#### WHAT THIS TASK INVOLVES:
Write out, word for word, every line from the first one through the line that holds "plt.rcParams['font.family'] = ['Lato', 'DejaVu", and nothing else; skip the pictures.

[begin RECORDS SUPPLIED]

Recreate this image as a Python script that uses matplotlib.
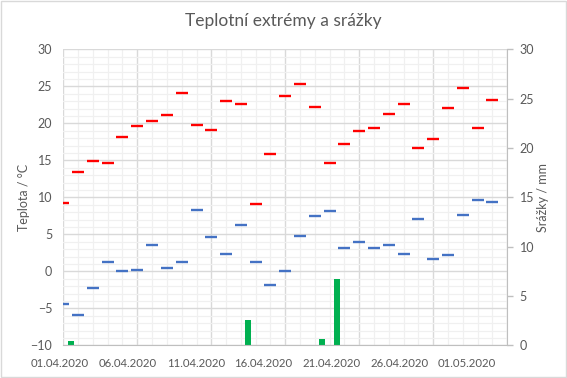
import numpy as np
import matplotlib
matplotlib.use("Agg")
import matplotlib.pyplot as plt
from matplotlib.patches import Rectangle
from matplotlib.ticker import MultipleLocator

plt.rcParams['font.family'] = ['Lato', 'DejaVu Sans']

# Daily data, 01.04.2020 .. 30.04.2020
t_max = [9.2, 13.4, 14.9, 14.7, 18.1, 19.6, 20.3, 21.1, 24.1, 19.8,
         19.1, 23.0, 22.6, 9.1, 15.9, 23.7, 25.3, 22.2, 14.7, 17.2,
         18.9, 19.4, 21.3, 22.6, 16.6, 17.9, 22.1, 24.8, 19.4, 23.2]
t_min = [-4.4, -5.9, -2.3, 1.3, 0.1, 0.2, 3.6, 0.5, 1.3, 8.3,
         4.7, 2.4, 6.2, 1.3, -1.9, 0.1, 4.8, 7.5, 8.1, 3.2,
         3.9, 3.1, 3.6, 2.4, 7.1, 1.7, 2.2, 7.6, 9.7, 9.3]
precip = [0.4, 0, 0, 0, 0, 0, 0, 0, 0, 0,
          0, 0, 2.6, 0, 0, 0, 0, 0.6, 6.7, 0,
          0, 0, 0, 0, 0, 0, 0, 0, 0, 0]
date_labels = ['01.04.2020', '06.04.2020', '11.04.2020', '16.04.2020',
               '21.04.2020', '26.04.2020', '01.05.2020']

title = 'Teplotní extrémy a srážky'
ylabel_left = 'Teplota / °C'
ylabel_right = 'Srážky / mm'

TXT = '#595959'
GRID_MAJ = '#D9D9D9'
GRID_MIN = '#F0F0F0'
AX_LINE = '#BFBFBF'

days = np.arange(len(t_max))

fig = plt.figure(figsize=(5.67, 3.78), dpi=100)
ax = fig.add_axes([63.3 / 567, 1 - 345.3 / 378, 444 / 567, 296 / 378])
ax2 = ax.twinx()

# grid
ax.set_xlim(0, 30)
ax.set_ylim(-10, 30)
ax.xaxis.set_major_locator(MultipleLocator(5))
ax.xaxis.set_minor_locator(MultipleLocator(1))
ax.yaxis.set_major_locator(MultipleLocator(5))
ax.yaxis.set_minor_locator(MultipleLocator(1))
ax.grid(which='minor', color=GRID_MIN, lw=0.9)
ax.grid(which='major', color=GRID_MAJ, lw=1.0)
ax.set_axisbelow(True)
ax.tick_params(axis='x', which='both', length=0, labelbottom=False)
ax.tick_params(axis='y', which='both', length=0, labelsize=9, colors=TXT, pad=8)

# dashes
ax.plot(days, t_max, ls='none', marker='_', ms=8.6, mew=1.7, color='#FF0000', zorder=3)
ax.plot(days, t_min, ls='none', marker='_', ms=8.6, mew=1.7, color='#4472C4', zorder=3)

# precipitation bars (right axis)
ax2.bar(days + 0.5, precip, width=0.4, color='#00B050', zorder=2)
ax2.set_ylim(0, 30)
ax2.yaxis.set_major_locator(MultipleLocator(5))
ax2.tick_params(axis='y', length=4, width=1, color=AX_LINE, labelsize=9,
                labelcolor=TXT, pad=5)

for a in (ax, ax2):
    for s in a.spines.values():
        s.set_visible(False)
ax2.spines['right'].set_visible(True)
ax2.spines['right'].set_color(AX_LINE)
ax2.spines['bottom'].set_visible(True)
ax2.spines['bottom'].set_color(AX_LINE)

# date labels (Excel places them slightly off the gridlines)
label_pos = -0.22 + 4.585 * np.arange(len(date_labels))
for p, lab in zip(label_pos, date_labels):
    ax.annotate(lab, xy=(p, 0), xycoords=('data', 'axes fraction'),
                xytext=(0, -9), textcoords='offset points',
                ha='center', va='top', fontsize=8.2, color=TXT,
                annotation_clip=False)

ax.set_ylabel(ylabel_left, color=TXT, fontsize=9, labelpad=0)
ax2.set_ylabel(ylabel_right, color=TXT, fontsize=9, labelpad=2)

fig.text(283 / 567, 1 - 21 / 378, title, ha='center', va='center',
         fontsize=12.5, color=TXT)

fig.patches.append(Rectangle((0.001, 0.002), 0.997, 0.995, transform=fig.transFigure,
                             fill=False, edgecolor=GRID_MAJ, lw=1))

fig.savefig('out.png', dpi=100)
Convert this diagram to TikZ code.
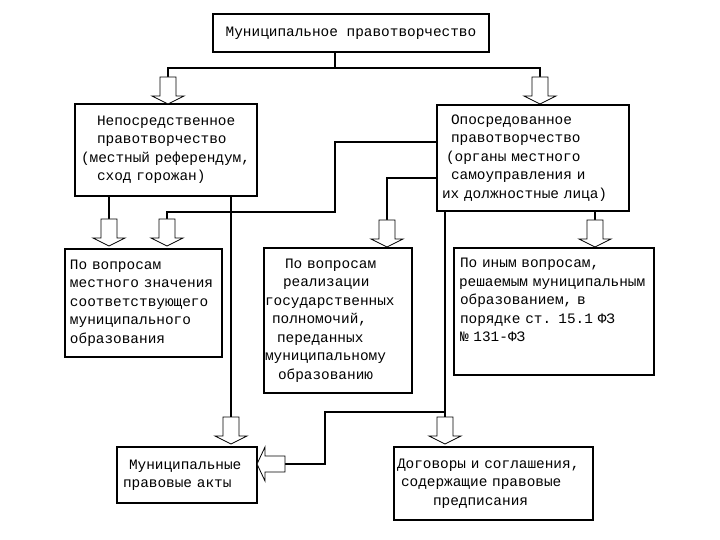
\documentclass[tikz,border=0pt]{standalone}
\usepackage{fontspec}
\setmainfont{Liberation Mono}
\usepackage{tikz}

\tikzset{
  dnarrow/.pic={\draw[line width=0.8bp, fill=white]
    (-8,0) -- (-8,19) -- (-16,19) -- (0,27) -- (16,19) -- (8,19) -- (8,0) -- cycle;},
  lfarrow/.pic={\draw[line width=0.8bp, fill=white]
    (0,-8) -- (-20,-8) -- (-20,-17) -- (-28,0) -- (-20,17) -- (-20,8) -- (0,8) -- cycle;}
}

\begin{document}
\begin{tikzpicture}[x=1bp, y=-1bp,
    box/.style={draw, line width=1.5bp, fill=white, inner sep=0pt, align=left,
      font=\fontsize{14.4bp}{18.5bp}\selectfont},
    link/.style={line width=1.2bp}]
    \useasboundingbox (0,0) rectangle (720,540);
    % boxes
    \node[box, align=center, minimum width=276bp, minimum height=38bp] (top) at (351,33)
      {Муниципальное правотворчество};
    \node[box, text width=182bp, minimum height=92bp] (dir) at (166,150)
      {\hspace*{22bp}Непосредственное\\ \hspace*{22bp}правотворчество\\
       \hspace*{6bp}(местный референдум,\\ \hspace*{22bp}сход горожан)};
    \node[box, text width=192bp, minimum height=106bp] (rep) at (533,158)
      {\hspace*{14bp}Опосредованное\\ \hspace*{14bp}правотворчество\\
       \hspace*{9bp}(органы местного\\ \hspace*{14bp}самоуправления и\\
       \hspace*{5bp}их должностные лица)};
    \node[box, text width=157bp, minimum height=108bp] (loc) at (143.5,303)
      {\hspace*{5bp}По вопросам\\ \hspace*{5bp}местного значения\\
       \hspace*{5bp}соответствующего\\ \hspace*{5bp}муниципального\\
       \hspace*{5bp}образования};
    \node[box, text width=148bp, minimum height=145bp] (state) at (338,320.5)
      {\hspace*{21bp}По вопросам\\ \hspace*{19bp}реализации\\
       \hspace*{1bp}государственных\\ \hspace*{8bp}полномочий,\\
       \hspace*{13bp}переданных\\ \hspace*{1bp}муниципальному\\
       \hspace*{14bp}образованию};
    \node[box, text width=200bp, minimum height=127bp] (other) at (554,311.5)
      {\hspace*{6bp}По иным вопросам,\\ \hspace*{5bp}решаемым муниципальным\\
       \hspace*{6bp}образованием, в\\ \hspace*{6bp}порядке ст. 15.1 ФЗ\\
       \hspace*{6bp}№ 131-ФЗ\\[4bp] \mbox{}};
    \node[box, text width=140bp, minimum height=56bp] (acts) at (187,475)
      {\hspace*{12bp}Муниципальные\\ \hspace*{6bp}правовые акты};
    \node[box, text width=199bp, minimum height=73bp] (agr) at (493.5,483.5)
      {\hspace*{3bp}Договоры и соглашения,\\ \hspace*{7bp}содержащие правовые\\
       \hspace*{39bp}предписания};
    % arrow tails and bends
    \coordinate (split) at (335,68);
    \coordinate (t1) at (168,77);
    \coordinate (t2) at (540,77);
    \coordinate (t3) at (109,219);
    \coordinate (t4) at (231,417);
    \coordinate (b1) at (335,212);
    \coordinate (t5) at (167,219);
    \coordinate (t6) at (387,220);
    \coordinate (t7) at (595,220);
    \coordinate (t8) at (445,417);
    \coordinate (b2) at (325,464);
    \coordinate (t9) at (285,464);
    % connectors
    \draw[link] (top.south -| split) -- (split);
    \draw[link] (t1) |- (split) -| (t2);
    \draw[link] (dir.south -| t3) -- (t3);
    \draw[link] (dir.south -| t4) -- (t4);
    \draw[link] ([yshift=16bp]rep.west) -| (b1) -| (t5);
    \draw[link] ([yshift=-20bp]rep.west) -| (t6);
    \draw[link] (rep.south -| t7) -- (t7);
    \draw[link] (rep.south -| t8) -- (t8);
    \draw[link] ([yshift=5bp]t8) -| (b2) -- (t9);
    % block arrows
    \foreach \p in {t1,t2,t3,t4,t5,t6,t7,t8}
      \pic at (\p) {dnarrow};
    \pic at (t9) {lfarrow};
  \end{tikzpicture}
\end{document}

[end RECORDS SUPPLIED]

#### WRITTEN ANSWER:
Recreate this image as a Python script that uses matplotlib.
import numpy as np
import matplotlib
matplotlib.use("Agg")
import matplotlib.pyplot as plt
from matplotlib.patches import Rectangle
from matplotlib.ticker import MultipleLocator

plt.rcParams['font.family'] = ['Lato', 'DejaVu Sans']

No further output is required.